Antes pelo contrário, ao manifestar tão peremptoriamente a necessidade de aproximação da obra ao espectador, na incessante busca por um possível diálogo, criou uma ruptura naquilo que esperamos de uma dada obra, neste caso cinematográfica. Quando se entra numa sala de cinema para ver um filme, é criada uma expectativa, consciente ou inconsciente, quer seja por se ler algo acerca da obra ou pelo mero caso de se tratar de cinema. O Cinema padece do mesmo mal que todas as outras artes, que todas as outras palavras – é uma palavra, um rótulo, uma ideia abstracta que tenta comunicar algo — neste caso um filme.

[“filme”, in Dicionário Priberam da Língua Portuguesa (em linha), 2008-2021, https://dicionario.priberam.org/filme, consultado em 12-02-2022].

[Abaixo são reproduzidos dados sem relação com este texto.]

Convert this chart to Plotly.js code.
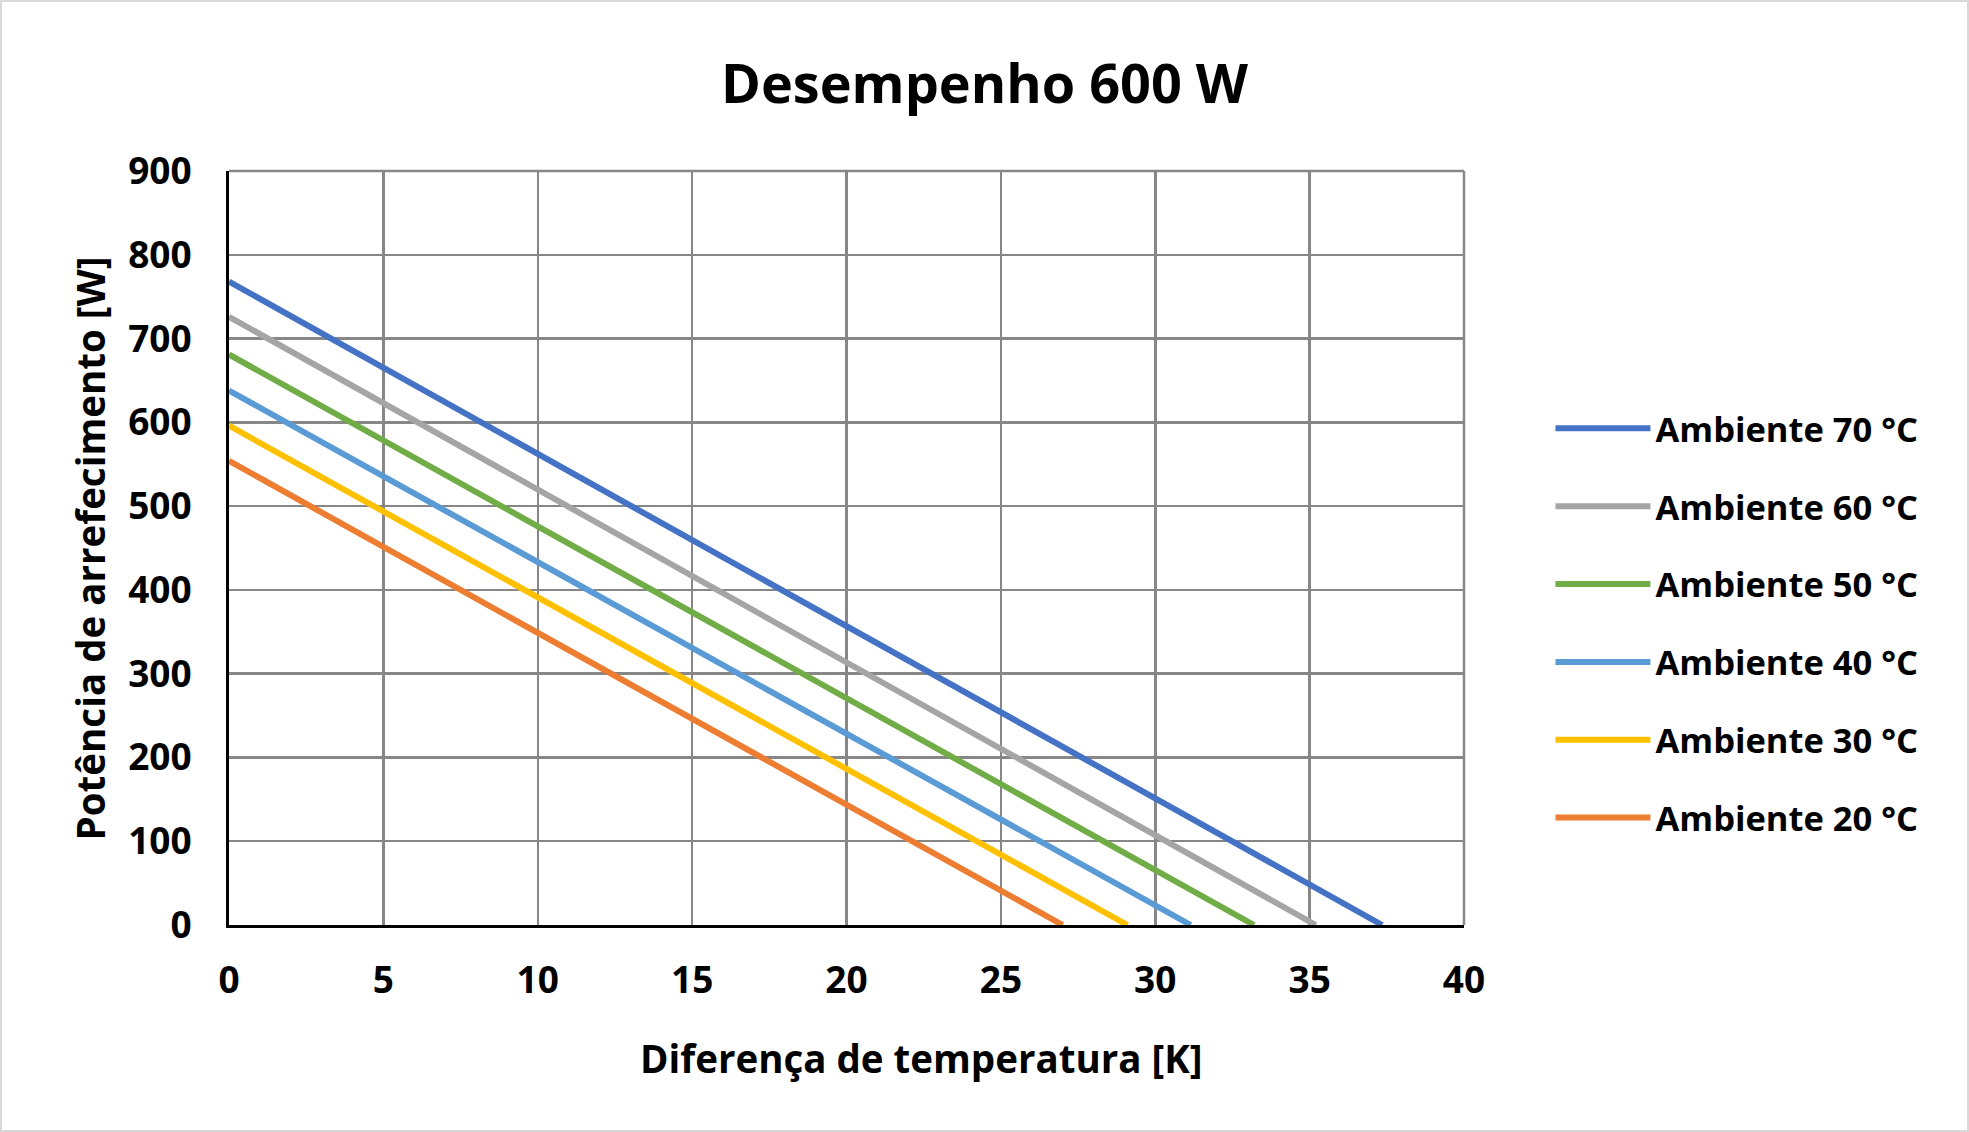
<!DOCTYPE html>
<html>
<head>
<meta charset="utf-8">
<script src="https://cdn.plot.ly/plotly-3.0.1.min.js"></script>
<style>
  html, body { margin: 0; padding: 0; background: #fff; }
  #chart { position: absolute; left: 0; top: 0; width: 1969px; height: 1132px; }
  #frame { position: absolute; left: 0; top: 0; width: 1965px; height: 1128px;
           border: 2px solid #d9d9d9; pointer-events: none; }
</style>
</head>
<body>
<div id="chart"></div>
<div id="frame"></div>
<script>
// series: ambient temperature, power at dT = 0, dT where power reaches 0
var seriesNames = ["Ambiente 70 °C", "Ambiente 60 °C", "Ambiente 50 °C",
                   "Ambiente 40 °C", "Ambiente 30 °C", "Ambiente 20 °C"];
var powerAtZero = [768, 726, 681, 638, 596, 554];
var deltaAtZeroPower = [37.35, 35.2, 33.2, 31.15, 29.1, 27.0];
var seriesColors = ["#4472C4", "#A5A5A5", "#70AD47", "#5B9BD5", "#FFC000", "#ED7D31"];

var xTicks = [0, 5, 10, 15, 20, 25, 30, 35, 40];
var yTicks = [0, 100, 200, 300, 400, 500, 600, 700, 800, 900];

var fontFamily = "'Open Sans', 'Noto Sans', sans-serif";
var gridColor = "#878787";

var data = [];
for (let i = 0; i < seriesNames.length; i++) {
    data.push({
        type: "scatter",
        mode: "lines",
        name: seriesNames[i],
        legendgroup: "g" + i,
        x: [0, deltaAtZeroPower[i]],
        y: [powerAtZero[i], 0],
        line: {color: seriesColors[i], width: 6},
        hoverinfo: "x+y+name"
    });
}

var layout = {
    width: 1969,
    height: 1132,
    paper_bgcolor: "#ffffff",
    plot_bgcolor: "#ffffff",
    margin: {l: 229, r: 505, t: 171, b: 207},
    font: {family: fontFamily, size: 34, color: "#000000", weight: "bold"},
    title: {
        text: "<b>Desempenho 600 W</b>",
        font: {family: fontFamily, size: 54, color: "#000000"},
        x: 0.5, xanchor: "center",
        y: 1 - 84 / 1132, yanchor: "middle"
    },
    xaxis: {
        range: [0, 40],
        tickvals: xTicks,
        ticktext: xTicks.map(String),
        tickfont: {family: fontFamily, size: 37, color: "#000", weight: "bold"},
        ticks: "outside", ticklen: 21, tickcolor: "rgba(0,0,0,0)",
        showgrid: true, gridcolor: gridColor, gridwidth: 2.5,
        zeroline: false,
        showline: true, linecolor: "#000000", linewidth: 3,
        fixedrange: true
    },
    yaxis: {
        range: [0, 900],
        tickvals: yTicks,
        ticktext: yTicks.map(String),
        tickfont: {family: fontFamily, size: 37, color: "#000", weight: "bold"},
        ticks: "outside", ticklen: 27, tickcolor: "rgba(0,0,0,0)",
        showgrid: true, gridcolor: gridColor, gridwidth: 2.5,
        zeroline: false,
        showline: true, linecolor: "#000000", linewidth: 3,
        fixedrange: true
    },
    shapes: [
        // border gridlines at 900 and 40 (Plotly skips gridlines on the range edge)
        {type: "line", xref: "paper", yref: "paper", x0: 0, x1: 1, y0: 1, y1: 1,
         line: {color: gridColor, width: 2.5}, layer: "below"},
        {type: "line", xref: "paper", yref: "paper", x0: 1, x1: 1, y0: 0, y1: 1,
         line: {color: gridColor, width: 2.5}, layer: "below"}
    ],
    annotations: [
        {text: "<b>Diferença de temperatura [K]</b>", xref: "paper", yref: "paper",
         x: 0.561, y: -0.1764, xanchor: "center", yanchor: "middle", showarrow: false,
         font: {family: fontFamily, size: 38.5, color: "#000"}},
        {text: "<b>Potência de arrefecimento [W]</b>", xref: "paper", yref: "paper",
         x: -0.1122, y: 0.5, xanchor: "center", yanchor: "middle", showarrow: false,
         textangle: -90,
         font: {family: fontFamily, size: 38.5, color: "#000"}}
    ],
    showlegend: true,
    legend: {
        x: 1.07, xanchor: "left",
        y: 0.40, yanchor: "middle",
        font: {family: fontFamily, size: 34.5, color: "#000", weight: "bold"},
        itemwidth: 95,
        tracegroupgap: 30,
        bgcolor: "rgba(0,0,0,0)"
    }
};

Plotly.newPlot("chart", data, layout, {displayModeBar: false, staticPlot: true});
</script>
</body>
</html>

Deve ser ingrato ser filme, ser rotulado antes de visto, antes que haja o menor contacto, a menor comunicação. Felizmente, apesar de ser um filme, Super Natural é também muito mais que isso. Super Natural é celulóide. Pertence à classe de compostos criados a partir da nitrocelulose e de cânfora, onde também se incluem corantes e outros agentes. A celulóide é mais conhecida por ser um dos elementos necessários à feitura de películas para cinema. Se a partir deste ponto é suposto deduzir que Super Natural é a própria película, ignorando os restantes elementos que a incluem, ou se é o elemento em si que com o espectador comunica, não há forma de saber.

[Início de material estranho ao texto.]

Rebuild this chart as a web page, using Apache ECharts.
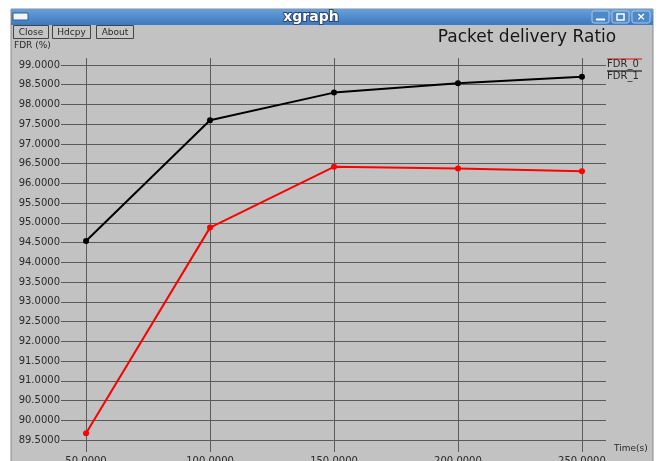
<!DOCTYPE html>
<html>
<head>
<meta charset="utf-8">
<script src="https://cdn.jsdelivr.net/npm/echarts@6/dist/echarts.min.js"></script>
<style>
html,body{margin:0;padding:0;background:#fff;}
#main{width:660px;height:461px;}
</style>
</head>
<body>
<div id="main"></div>
<script>
// values
var xTimes = [50, 100, 150, 200, 250];
var fdr0 = [89.67, 94.88, 96.42, 96.38, 96.31];
var fdr1 = [94.54, 97.60, 98.30, 98.54, 98.70];
var xTicks = [50, 100, 150, 200, 250];
var yTicks = [89.5, 90, 90.5, 91, 91.5, 92, 92.5, 93, 93.5, 94, 94.5, 95, 95.5, 96, 96.5, 97, 97.5, 98, 98.5, 99];

function pairs(xs, ys) {
    return xs.map(function (x, i) { return [x, ys[i]]; });
}

var myChart = echarts.init(document.getElementById('main'));

var gridColor = '#5a5a5a';
var txt = '#2a2a2a';
var font = 'DejaVu Sans';

var option = {
    backgroundColor: '#ffffff',
    animation: false,
    grid: {
        left: 61,
        right: 54,
        top: 58,
        bottom: 13,
        outerBoundsMode: 'none'
    },
    xAxis: {
        type: 'value',
        min: 39.9,
        max: 259.7,
        axisLine: {show: false},
        axisTick: {show: true, inside: false, length: 4, customValues: xTicks, lineStyle: {color: gridColor}},
        splitLine: {show: true, lineStyle: {color: gridColor, width: 1}},
        axisLabel: {
            customValues: xTicks,
            margin: 8,
            color: txt,
            fontFamily: font,
            fontSize: 10,
            formatter: function (v) { return v.toFixed(4); }
        }
    },
    yAxis: {
        type: 'value',
        min: 89.297,
        max: 99.177,
        axisLine: {show: false},
        axisTick: {show: false, customValues: yTicks},
        splitLine: {show: true, lineStyle: {color: gridColor, width: 1}},
        axisLabel: {
            customValues: yTicks,
            margin: 1,
            color: txt,
            fontFamily: font,
            fontSize: 10,
            formatter: function (v) { return v.toFixed(4); }
        }
    },
    graphic: [
        // window body
        {type: 'rect', z: -100, silent: true, shape: {x: 11, y: 9, width: 642, height: 460},
            style: {fill: '#c2c2c2', stroke: '#8a8a8a', lineWidth: 1}},
        // title bar
        {type: 'rect', z: -90, silent: true, shape: {x: 11, y: 9, width: 642, height: 16},
            style: {fill: new echarts.graphic.LinearGradient(0, 0, 0, 1, [
                {offset: 0, color: '#6aa0d8'}, {offset: 1, color: '#3b78c0'}])}},
        {type: 'rect', z: -80, silent: true, shape: {x: 13, y: 13, width: 15, height: 7},
            style: {fill: '#f4f4f4', stroke: '#2f5f98', lineWidth: 1}},
        {type: 'text', z: -80, silent: true, x: 311, y: 17,
            style: {text: 'xgraph', fill: '#ffffff', stroke: '#27456e', lineWidth: 2,
                font: 'bold 14px "DejaVu Sans"', align: 'center', verticalAlign: 'middle'}},
        {type: 'rect', z: -80, silent: true, shape: {x: 592, y: 11, width: 17, height: 12, r: 2},
            style: {fill: '#4d88c8', stroke: '#a8c8ec', lineWidth: 1}},
        {type: 'rect', z: -80, silent: true, shape: {x: 612, y: 11, width: 17, height: 12, r: 2},
            style: {fill: '#4d88c8', stroke: '#a8c8ec', lineWidth: 1}},
        {type: 'rect', z: -80, silent: true, shape: {x: 632, y: 11, width: 18, height: 12, r: 2},
            style: {fill: '#4d88c8', stroke: '#a8c8ec', lineWidth: 1}},
        {type: 'line', z: -70, silent: true, shape: {x1: 596, y1: 19.5, x2: 605, y2: 19.5},
            style: {stroke: '#ffffff', lineWidth: 2}},
        {type: 'rect', z: -70, silent: true, shape: {x: 617, y: 14, width: 7, height: 6},
            style: {fill: 'none', stroke: '#ffffff', lineWidth: 1.5}},
        {type: 'text', z: -70, silent: true, x: 641, y: 17,
            style: {text: '×', fill: '#ffffff', font: 'bold 11px "DejaVu Sans"', align: 'center', verticalAlign: 'middle'}},
        // xgraph buttons
        {type: 'rect', z: -80, silent: true, shape: {x: 13.5, y: 25.5, width: 35, height: 13},
            style: {fill: '#c6c6c6', stroke: '#444', lineWidth: 1}},
        {type: 'text', z: -70, silent: true, x: 31, y: 32.5,
            style: {text: 'Close', fill: txt, font: '9px "DejaVu Sans"', align: 'center', verticalAlign: 'middle'}},
        {type: 'rect', z: -80, silent: true, shape: {x: 52.5, y: 25.5, width: 38, height: 13},
            style: {fill: '#c6c6c6', stroke: '#444', lineWidth: 1}},
        {type: 'text', z: -70, silent: true, x: 71.5, y: 32.5,
            style: {text: 'Hdcpy', fill: txt, font: '9px "DejaVu Sans"', align: 'center', verticalAlign: 'middle'}},
        {type: 'rect', z: -80, silent: true, shape: {x: 96.5, y: 25.5, width: 37, height: 13},
            style: {fill: '#c6c6c6', stroke: '#444', lineWidth: 1}},
        {type: 'text', z: -70, silent: true, x: 115, y: 32.5,
            style: {text: 'About', fill: txt, font: '9px "DejaVu Sans"', align: 'center', verticalAlign: 'middle'}},
        // labels
        {type: 'text', z: -70, silent: true, x: 14, y: 46,
            style: {text: 'FDR (%)', fill: txt, font: '9px "DejaVu Sans"', verticalAlign: 'middle'}},
        {type: 'text', z: -70, silent: true, x: 527, y: 38,
            style: {text: 'Packet delivery Ratio', fill: '#161616', font: '17px "DejaVu Sans"', align: 'center', verticalAlign: 'middle'}},
        {type: 'text', z: -70, silent: true, x: 614, y: 449,
            style: {text: 'Time(s)', fill: txt, font: '9px "DejaVu Sans"', verticalAlign: 'middle'}},
        // legend
        {type: 'line', z: -70, silent: true, shape: {x1: 607, y1: 59, x2: 642, y2: 59},
            style: {stroke: '#ff0000', lineWidth: 1}},
        {type: 'text', z: -70, silent: true, x: 607, y: 64,
            style: {text: 'FDR_0', fill: txt, font: '10px "DejaVu Sans"', verticalAlign: 'middle'}},
        {type: 'line', z: -70, silent: true, shape: {x1: 607, y1: 71, x2: 642, y2: 71},
            style: {stroke: '#000000', lineWidth: 1}},
        {type: 'text', z: -70, silent: true, x: 607, y: 76,
            style: {text: 'FDR_1', fill: txt, font: '10px "DejaVu Sans"', verticalAlign: 'middle'}}
    ],
    series: [
        {
            name: 'FDR_0',
            type: 'line',
            data: pairs(xTimes, fdr0),
            symbol: 'circle',
            symbolSize: 6,
            itemStyle: {color: '#ff0000'},
            lineStyle: {color: '#ff0000', width: 2}
        },
        {
            name: 'FDR_1',
            type: 'line',
            data: pairs(xTimes, fdr1),
            symbol: 'circle',
            symbolSize: 6,
            itemStyle: {color: '#000000'},
            lineStyle: {color: '#000000', width: 2}
        }
    ]
};

myChart.setOption(option);
</script>
</body>
</html>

Super Natural é, sem dúvida, um filme transgressivo, que pensa o cinema, e por extensão a si, de um modo muito particular, o do contacto/comunicação. A subversão do formato é observável desde os primeiros momentos da obra, servindo como ponto de fuga para as restantes explorações temáticas. Este não é, no entanto, o primeiro filme subversivo de Jácome, que já em Past Perfect (2019) brinca com a forma, molda o diálogo, utiliza as legendas como modo de conversa entre 2 seres que desconhecemos. As imagens são muitas vezes sobrepostas, deformadas, manipuladas e tortas — há beleza num certo desconcerto.

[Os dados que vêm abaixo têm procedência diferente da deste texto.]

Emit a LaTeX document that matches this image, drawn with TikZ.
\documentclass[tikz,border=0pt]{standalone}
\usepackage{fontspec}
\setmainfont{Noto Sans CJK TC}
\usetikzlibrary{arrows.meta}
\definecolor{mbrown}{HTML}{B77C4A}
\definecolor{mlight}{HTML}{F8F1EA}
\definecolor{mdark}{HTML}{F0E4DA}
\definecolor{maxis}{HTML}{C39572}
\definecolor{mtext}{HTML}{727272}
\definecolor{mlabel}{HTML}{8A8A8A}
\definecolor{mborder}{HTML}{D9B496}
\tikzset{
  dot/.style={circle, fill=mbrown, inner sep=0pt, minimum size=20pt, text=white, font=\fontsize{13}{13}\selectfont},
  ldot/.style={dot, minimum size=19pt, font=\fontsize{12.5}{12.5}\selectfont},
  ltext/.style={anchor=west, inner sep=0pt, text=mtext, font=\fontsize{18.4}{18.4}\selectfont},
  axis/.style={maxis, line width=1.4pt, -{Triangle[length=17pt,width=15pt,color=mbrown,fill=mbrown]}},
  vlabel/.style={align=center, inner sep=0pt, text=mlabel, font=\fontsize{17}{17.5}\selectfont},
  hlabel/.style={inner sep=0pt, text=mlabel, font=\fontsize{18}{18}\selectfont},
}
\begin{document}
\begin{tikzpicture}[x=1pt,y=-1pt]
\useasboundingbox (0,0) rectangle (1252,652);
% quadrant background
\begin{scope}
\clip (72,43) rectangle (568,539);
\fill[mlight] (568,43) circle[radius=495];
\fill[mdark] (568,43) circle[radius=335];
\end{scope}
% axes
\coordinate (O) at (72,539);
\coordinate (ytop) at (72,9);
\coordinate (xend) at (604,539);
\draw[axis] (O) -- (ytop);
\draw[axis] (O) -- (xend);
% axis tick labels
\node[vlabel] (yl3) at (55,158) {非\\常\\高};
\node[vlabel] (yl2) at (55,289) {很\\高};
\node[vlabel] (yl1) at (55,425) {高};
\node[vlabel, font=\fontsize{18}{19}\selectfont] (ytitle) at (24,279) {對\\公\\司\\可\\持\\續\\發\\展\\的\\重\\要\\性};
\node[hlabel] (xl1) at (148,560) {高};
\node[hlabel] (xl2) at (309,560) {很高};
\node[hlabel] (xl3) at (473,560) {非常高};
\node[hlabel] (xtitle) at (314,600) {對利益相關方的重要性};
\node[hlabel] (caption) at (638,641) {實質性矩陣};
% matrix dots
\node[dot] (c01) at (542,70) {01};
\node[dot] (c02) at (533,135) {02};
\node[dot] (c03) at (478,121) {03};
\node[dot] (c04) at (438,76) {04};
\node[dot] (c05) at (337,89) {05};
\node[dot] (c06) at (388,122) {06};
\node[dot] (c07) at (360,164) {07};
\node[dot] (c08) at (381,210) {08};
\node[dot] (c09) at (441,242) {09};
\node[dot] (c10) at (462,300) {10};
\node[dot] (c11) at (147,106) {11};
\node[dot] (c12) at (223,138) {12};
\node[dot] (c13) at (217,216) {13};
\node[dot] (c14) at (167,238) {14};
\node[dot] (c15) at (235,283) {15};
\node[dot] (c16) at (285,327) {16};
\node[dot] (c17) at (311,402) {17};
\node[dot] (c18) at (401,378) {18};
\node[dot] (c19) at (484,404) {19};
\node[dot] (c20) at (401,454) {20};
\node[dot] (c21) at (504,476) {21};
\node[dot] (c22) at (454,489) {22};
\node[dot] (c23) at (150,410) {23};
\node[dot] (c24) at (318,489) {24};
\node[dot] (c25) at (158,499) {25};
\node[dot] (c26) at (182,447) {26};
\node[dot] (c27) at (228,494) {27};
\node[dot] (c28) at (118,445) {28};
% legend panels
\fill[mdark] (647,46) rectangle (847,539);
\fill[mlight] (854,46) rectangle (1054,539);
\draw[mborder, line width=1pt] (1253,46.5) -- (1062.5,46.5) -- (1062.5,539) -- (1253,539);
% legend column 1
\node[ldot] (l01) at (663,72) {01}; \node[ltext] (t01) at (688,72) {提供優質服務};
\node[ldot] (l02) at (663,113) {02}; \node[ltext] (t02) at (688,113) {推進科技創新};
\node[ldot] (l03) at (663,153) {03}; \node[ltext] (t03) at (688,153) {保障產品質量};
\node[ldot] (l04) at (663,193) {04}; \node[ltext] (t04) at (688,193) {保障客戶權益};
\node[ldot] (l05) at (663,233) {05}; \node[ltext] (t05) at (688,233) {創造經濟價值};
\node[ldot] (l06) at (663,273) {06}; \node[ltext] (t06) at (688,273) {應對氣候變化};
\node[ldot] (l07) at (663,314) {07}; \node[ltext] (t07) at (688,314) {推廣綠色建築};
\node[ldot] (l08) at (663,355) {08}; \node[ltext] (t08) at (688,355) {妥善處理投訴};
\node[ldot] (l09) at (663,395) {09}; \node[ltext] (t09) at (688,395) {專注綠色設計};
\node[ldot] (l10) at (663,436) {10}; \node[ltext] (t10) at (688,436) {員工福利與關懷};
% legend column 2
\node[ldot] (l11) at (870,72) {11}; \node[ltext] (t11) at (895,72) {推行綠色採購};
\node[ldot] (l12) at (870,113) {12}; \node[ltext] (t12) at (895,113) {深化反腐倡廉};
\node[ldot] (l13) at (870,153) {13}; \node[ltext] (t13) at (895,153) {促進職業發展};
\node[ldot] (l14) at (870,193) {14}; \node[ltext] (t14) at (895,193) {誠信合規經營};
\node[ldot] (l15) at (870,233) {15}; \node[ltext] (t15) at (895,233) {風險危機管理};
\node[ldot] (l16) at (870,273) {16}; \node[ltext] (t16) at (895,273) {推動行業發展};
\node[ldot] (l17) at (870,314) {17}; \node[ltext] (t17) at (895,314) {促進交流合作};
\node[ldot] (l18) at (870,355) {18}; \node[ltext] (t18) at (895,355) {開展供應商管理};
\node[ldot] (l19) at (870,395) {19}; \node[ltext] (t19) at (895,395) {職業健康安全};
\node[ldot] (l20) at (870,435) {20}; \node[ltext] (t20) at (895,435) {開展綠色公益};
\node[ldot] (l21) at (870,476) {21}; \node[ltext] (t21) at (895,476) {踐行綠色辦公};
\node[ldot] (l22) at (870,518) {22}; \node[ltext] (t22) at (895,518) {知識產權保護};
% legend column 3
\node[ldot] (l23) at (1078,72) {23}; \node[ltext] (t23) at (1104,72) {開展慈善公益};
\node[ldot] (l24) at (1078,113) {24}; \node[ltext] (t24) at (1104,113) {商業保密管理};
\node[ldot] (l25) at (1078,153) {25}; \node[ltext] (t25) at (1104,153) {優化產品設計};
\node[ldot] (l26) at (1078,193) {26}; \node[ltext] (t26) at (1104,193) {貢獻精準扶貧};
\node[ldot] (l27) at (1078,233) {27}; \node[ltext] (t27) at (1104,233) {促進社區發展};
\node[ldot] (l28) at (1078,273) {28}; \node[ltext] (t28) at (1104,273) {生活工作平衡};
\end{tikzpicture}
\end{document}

Super Natural pega na fórmula do filme que o precede e continua a manipulação, a invenção e a reinvenção. O filme começa com o ecrã a negro, durante mais do que o tempo habitual, subida e silenciosamente aparecem as legendas do filme “Has it started yet?” (I don’t know, you tell me). Começa de seguida um breve momento de meditação e introspecção, quando a celulóide, ainda sem revelar a sua identidade, pede ao espectador que relaxe, que respire fundo e sinta o seu corpo. Este limpa palato é fulcral não só na introdução do personagem, mas também como gesto artístico, desaburguesado, desrotulado e desmedido. Uma provocação ao tradicionalismo, visando assim aproximar-se, tanto quanto possível, do espectador – a voz amarela de Past Perfect é abdicada em prol de um contacto mais directo em Super Natural. Este filme-conversa, onde um flúido e bizarro som eletrónico que acompanha as legendas como que falando, é super natural. A película representa, acima de tudo, a vontade de comunicação, a tentativa de fuga à prisão da não comunicação, da obra in vitro.